Jean Loaec, maire de Pleuven, précise : "Les calvaires, toujours tournés vers l’Occident, commémorent la crucifixion et comportent au moins trois personnages tandis que les croix ne représentent que le Christ crucifié. Elles marquent parfois les anciennes limites d’une communauté monastique."

Après le 20 mai, les raids nocturnes ont cessé. A la veille de la saison estivale, toute la région respirait mieux. Scandalisés par ces atteintes à un patrimoine historique autant que religieux, certains esprits s’étaient échauffés. Ici ou là, des tours de garde étaient envisagés. "Au-delà du coût pour les contribuables, nous sommes choqués de voir que ces actes odieux ne provoquent aucune réaction médiatique comme quand des lieux de culte ou des cimetières juifs ou musulmans sont vandalisés", s’indigne un commerçant de Bénodet, en dénonçant "une tolérance à l’égard de la christianophobie".

Dans la nuit du 15 au 16 juin, les hostilités ont repris, un cran au-dessus : la chapelle de Loqueffret, au coeur des monts d’Arrée, soit à plus de 60 km des premiers lieux vandalisés, a été incendiée, toujours avec la même signature, tracée sur un pilier du porche, "TABM".

A l’écart du bourg de Loqueffret, il faut parcourir plus d’un kilomètre à travers bois pour découvrir la chapelle de la Croix aux dimensions d’une église et la douce harmonie des édifices du XVIe siècle. Cernée de chênes et de châtaigniers, la chapelle est peu fréquentée mais les villageois s’y rendent en foule, en septembre, pour le pardon. De ce monument historique, datant de 1522, il ne reste que des murs noircis, des moignons de poutres calcinées et des amas d’ardoises brisées. "La charpente et des statues polychromes du XVe siècle ont été détruites. Alors qu’un chantier de rénovation de 300 000 euros devait commencer deux jours plus tard, tout est à refaire, se lamente le maire, Jean-Claude Albert, soulagé que les incendiaires soient "hors d’état de nuire".

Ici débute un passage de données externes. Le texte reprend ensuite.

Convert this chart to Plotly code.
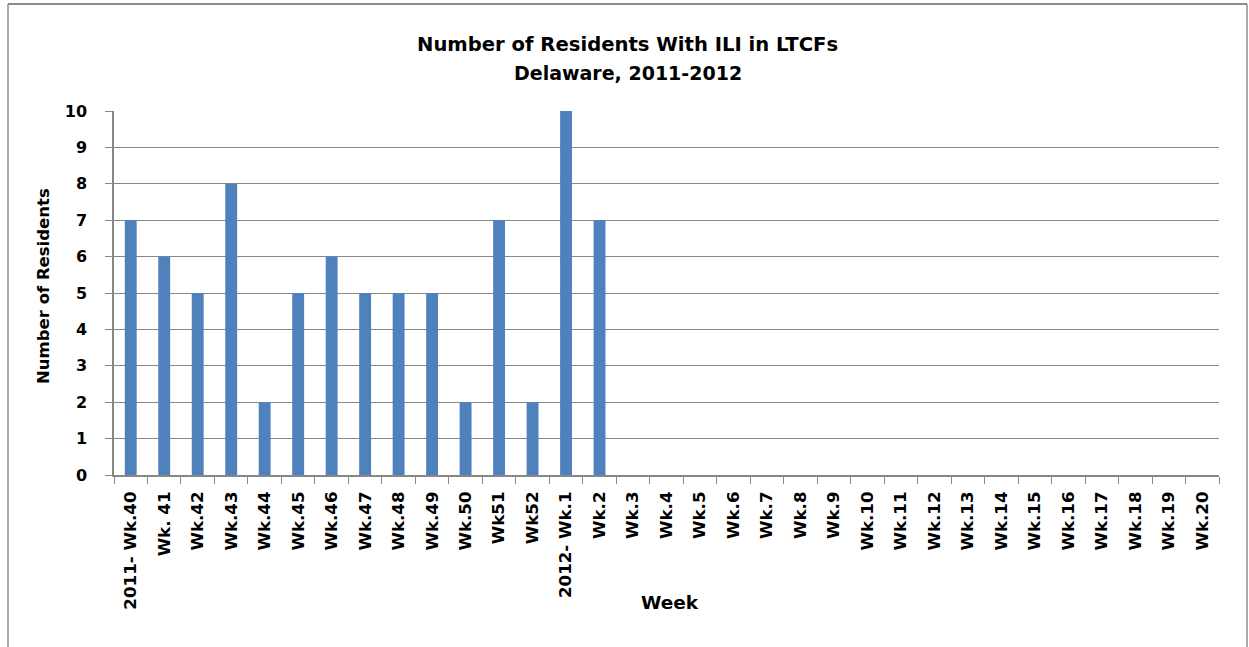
import plotly.graph_objects as go

weeks = ["2011- Wk.40", "Wk. 41", "Wk.42", "Wk.43", "Wk.44", "Wk.45", "Wk.46", "Wk.47",
         "Wk.48", "Wk.49", "Wk.50", "Wk51", "Wk52", "2012- Wk.1", "Wk.2", "Wk.3", "Wk.4",
         "Wk.5", "Wk.6", "Wk.7", "Wk.8", "Wk.9", "Wk.10", "Wk.11", "Wk.12", "Wk.13",
         "Wk.14", "Wk.15", "Wk.16", "Wk.17", "Wk.18", "Wk.19", "Wk.20"]
residents = [7, 6, 5, 8, 2, 5, 6, 5, 5, 5, 2, 7, 2, 10, 7] + [None] * 18
y_ticks = list(range(0, 11))

title_line1 = "Number of Residents With ILI in LTCFs"
title_line2 = "Delaware, 2011-2012"
x_title = "Week"
y_title = "Number of Residents"

W, H = 1249, 647
L, R, T, B = 114, 1219, 111, 475          # plot area, pixel coords
FONT = "DejaVu Sans"

def px_x(p):
    return (p - L) / (R - L)

def px_y(p):
    return (B - p) / (B - T)

fig = go.Figure()
fig.add_trace(go.Bar(x=weeks, y=residents, marker=dict(color="#4F81BD", line=dict(width=0)),
                     showlegend=False))

grid = "#878787"
fig.update_layout(
    width=W, height=H,
    margin=dict(l=L, r=W - R, t=T, b=H - B, pad=0),
    paper_bgcolor="white", plot_bgcolor="white",
    bargap=0.645,
    font=dict(family=FONT, color="black"),
    xaxis=dict(
        type="category", tickangle=-90, tickson="boundaries",
        ticks="outside", ticklen=7, tickcolor=grid, tickwidth=1, ticklabelstandoff=8,
        showline=True, linecolor=grid, linewidth=1.5,
        showgrid=False,
        tickfont=dict(family=FONT, size=16.7, color="black", weight="bold"),
        range=[-0.5, len(weeks) - 0.5],
    ),
    yaxis=dict(
        range=[0, 10], tickvals=y_ticks, ticks="outside", ticklen=7,
        tickcolor=grid, tickwidth=1, ticklabelstandoff=15,
        showline=True, linecolor=grid, linewidth=1.5,
        showgrid=True, gridcolor=grid, gridwidth=1, zeroline=False,
        tickfont=dict(family=FONT, size=16, color="black", weight="bold"),
    ),
)

# outer chart border (Excel chart area)
border = "#8c8c8c"
fig.add_shape(type="line", xref="paper", yref="paper", x0=px_x(8), x1=px_x(1247),
              y0=px_y(4), y1=px_y(4), line=dict(color=border, width=2))
fig.add_shape(type="line", xref="paper", yref="paper", x0=px_x(8), x1=px_x(8),
              y0=px_y(4), y1=px_y(660), line=dict(color=border, width=1.5))
fig.add_shape(type="line", xref="paper", yref="paper", x0=px_x(1247), x1=px_x(1247),
              y0=px_y(4), y1=px_y(660), line=dict(color=border, width=1.5))

cx = px_x(627.5)
fig.add_annotation(text="<b>" + title_line1 + "</b>", xref="paper", yref="paper",
                   x=cx, y=px_y(45), xanchor="center", yanchor="middle", showarrow=False,
                   font=dict(family=FONT, size=19.6, color="black"))
fig.add_annotation(text="<b>" + title_line2 + "</b>", xref="paper", yref="paper",
                   x=cx, y=px_y(73), xanchor="center", yanchor="middle", showarrow=False,
                   font=dict(family=FONT, size=19, color="black"))
fig.add_annotation(text="<b>" + x_title + "</b>", xref="paper", yref="paper",
                   x=px_x(670), y=px_y(602), xanchor="center", yanchor="middle", showarrow=False,
                   font=dict(family=FONT, size=18.5, color="black"))
fig.add_annotation(text="<b>" + y_title + "</b>", xref="paper", yref="paper", textangle=-90,
                   x=px_x(43), y=px_y(286), xanchor="center", yanchor="middle", showarrow=False,
                   font=dict(family=FONT, size=16.5, color="black"))

fig.write_html("out.html", config={"displayModeBar": False},
               post_script="document.body.style.margin='0px';")
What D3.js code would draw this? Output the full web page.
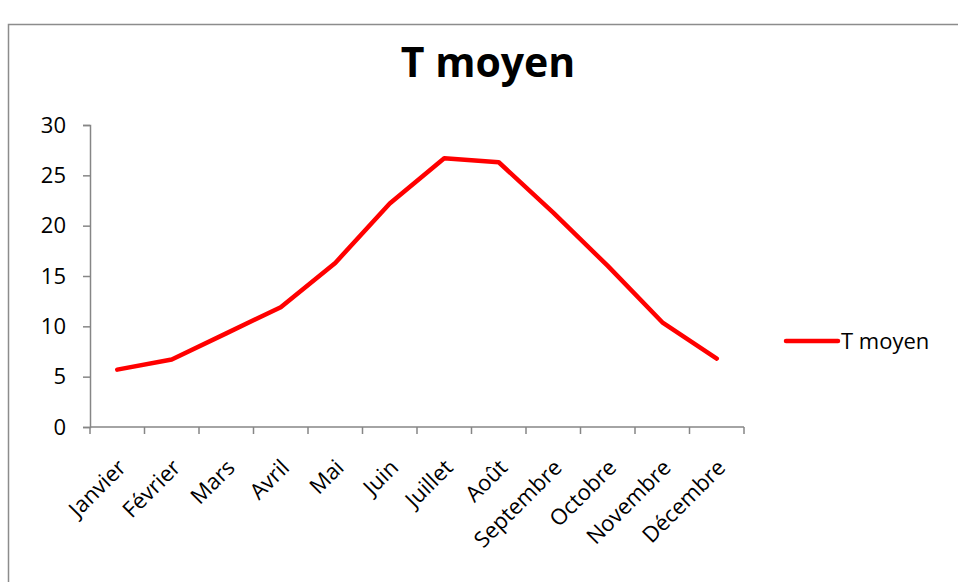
<!DOCTYPE html>
<html>
<head>
<meta charset="utf-8">
<script src="https://cdn.jsdelivr.net/npm/d3@7"></script>
<style>
  body { margin: 0; background: #fff; }
  text { font-family: "Open Sans", "Noto Sans", sans-serif; fill: #000; }
</style>
</head>
<body>
<script>
// données
var mois = ["Janvier", "Février", "Mars", "Avril", "Mai", "Juin", "Juillet", "Août",
            "Septembre", "Octobre", "Novembre", "Décembre"]
var tMoyen = [5.7, 6.7, 9.3, 11.9, 16.3, 22.2, 26.7, 26.3, 21.3, 16.0, 10.4, 6.8]
var ticksY = [0, 5, 10, 15, 20, 25, 30]
var nomSerie = "T moyen"

var width = 958
var height = 582
var margin = { top: 125, bottom: 155, left: 90, right: 214 }

var svg = d3.select("body")
  .append("svg")
  .attr("width", width)
  .attr("height", height)

// cadre du graphique (coupé à droite et en bas)
svg.append("rect")
  .attr("x", 8.5).attr("y", 24.5)
  .attr("width", 1000).attr("height", 1000)
  .attr("fill", "none")
  .attr("stroke", "#8c8c8c")
  .attr("stroke-width", 1.5)

svg.append("text")
  .attr("x", 488)
  .attr("y", 77)
  .attr("text-anchor", "middle")
  .style("font-size", "41px")
  .style("font-weight", "bold")
  .text(nomSerie)

var x = d3.scaleBand()
  .domain(mois)
  .range([margin.left, width - margin.right])

var y = d3.scaleLinear()
  .domain([0, 30])
  .range([height - margin.bottom, margin.top])

// axe Y
var ejeY = d3.axisLeft(y).tickValues(ticksY).tickSize(7).tickPadding(17)
var gY = svg.append("g")
  .attr("transform", "translate(" + margin.left + ",0)")
  .call(ejeY)
gY.selectAll("text").style("font-size", "22px")
gY.selectAll("line, path").attr("stroke", "#868686").attr("stroke-width", 1.5)

// axe X, graduations entre les catégories
var gX = svg.append("g")
  .attr("transform", "translate(0," + (height - margin.bottom) + ")")
gX.append("line")
  .attr("x1", margin.left).attr("x2", width - margin.right)
  .attr("y1", 0).attr("y2", 0)
var bords = mois.map(function(m) { return x(m) }).concat([x(mois[mois.length - 1]) + x.bandwidth()])
gX.selectAll(".tk").data(bords).enter()
  .append("line")
  .attr("class", "tk")
  .attr("x1", d => d).attr("x2", d => d)
  .attr("y1", 0).attr("y2", 7)
gX.selectAll("line").attr("stroke", "#868686").attr("stroke-width", 1.5)
gX.selectAll(".lbl").data(mois).enter()
  .append("text")
  .attr("class", "lbl")
  .attr("text-anchor", "end")
  .attr("transform", d => "translate(" + (x(d) + x.bandwidth() / 2 + 10) + ",42) rotate(-45)")
  .style("font-size", "22px")
  .text(d => d)

// la courbe
svg.append("path")
  .datum(tMoyen)
  .attr("fill", "none")
  .attr("stroke", "#ff0000")
  .attr("stroke-width", 4.5)
  .attr("stroke-linecap", "round")
  .attr("stroke-linejoin", "round")
  .attr("d", d3.line()
    .x((d, i) => x(mois[i]) + x.bandwidth() / 2)
    .y(d => y(d)))

// légende
var leg = svg.append("g").attr("transform", "translate(786,341)")
leg.append("line")
  .attr("x1", 0).attr("x2", 52)
  .attr("stroke", "#ff0000")
  .attr("stroke-width", 4.5)
  .attr("stroke-linecap", "round")
leg.append("text")
  .attr("x", 55)
  .attr("y", 8)
  .style("font-size", "22px")
  .text(nomSerie)
</script>
</body>
</html>
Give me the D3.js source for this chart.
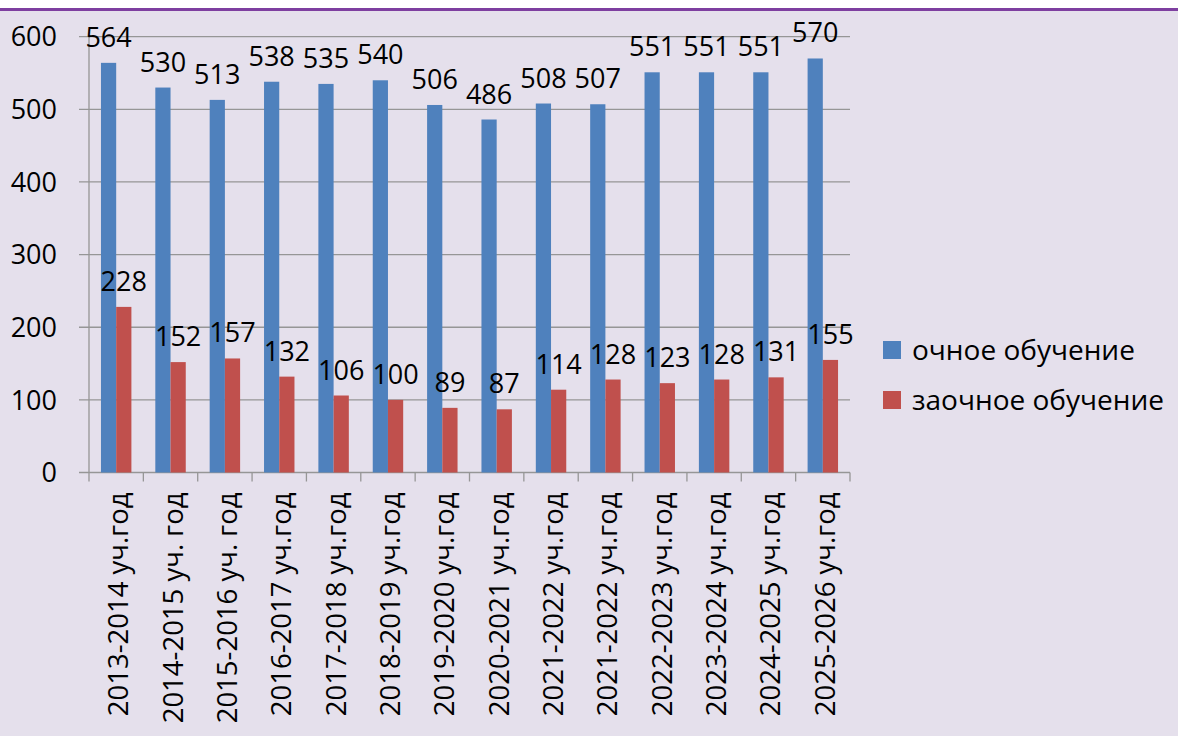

Le mercredi 20 mai, une lettre de revendication adressée à la rédaction du quotidien Le Télégramme aurait pu lever une partie du mystère. "True Armorik Black Metal" s’y présentait comme un groupuscule extrémiste anti-ecclésiastique qui prétendait "laver la terre d’Armorique des intrus qui y ont pris place sans le moindre respect pour nos racines celtiques". Jusque-là, les enquêteurs qui s’étaient orientés vers les milieux sataniques attribuaient le sigle "TABM" à True Aryan Black Metal, une frange extrémiste de la mouvance musicale Black Metal qui revendique une filiation avec le diable. Figure emblématique de cette tendance dure, le chanteur américain Marilyn Manson, dont les fans se comptent par millions, devrait donner un concert, cet été, dans les Côtes-d’Armor…

En annonçant qu’ils feraient "tomber les icônes symbolisant la faiblesse d’esprit", les signataires menaçaient : "Nous allons frapper encore et encore." Amateurs de Black Metal, ils ne se référaient pourtant pas plus aux Aryens qu’au maître des ténèbres.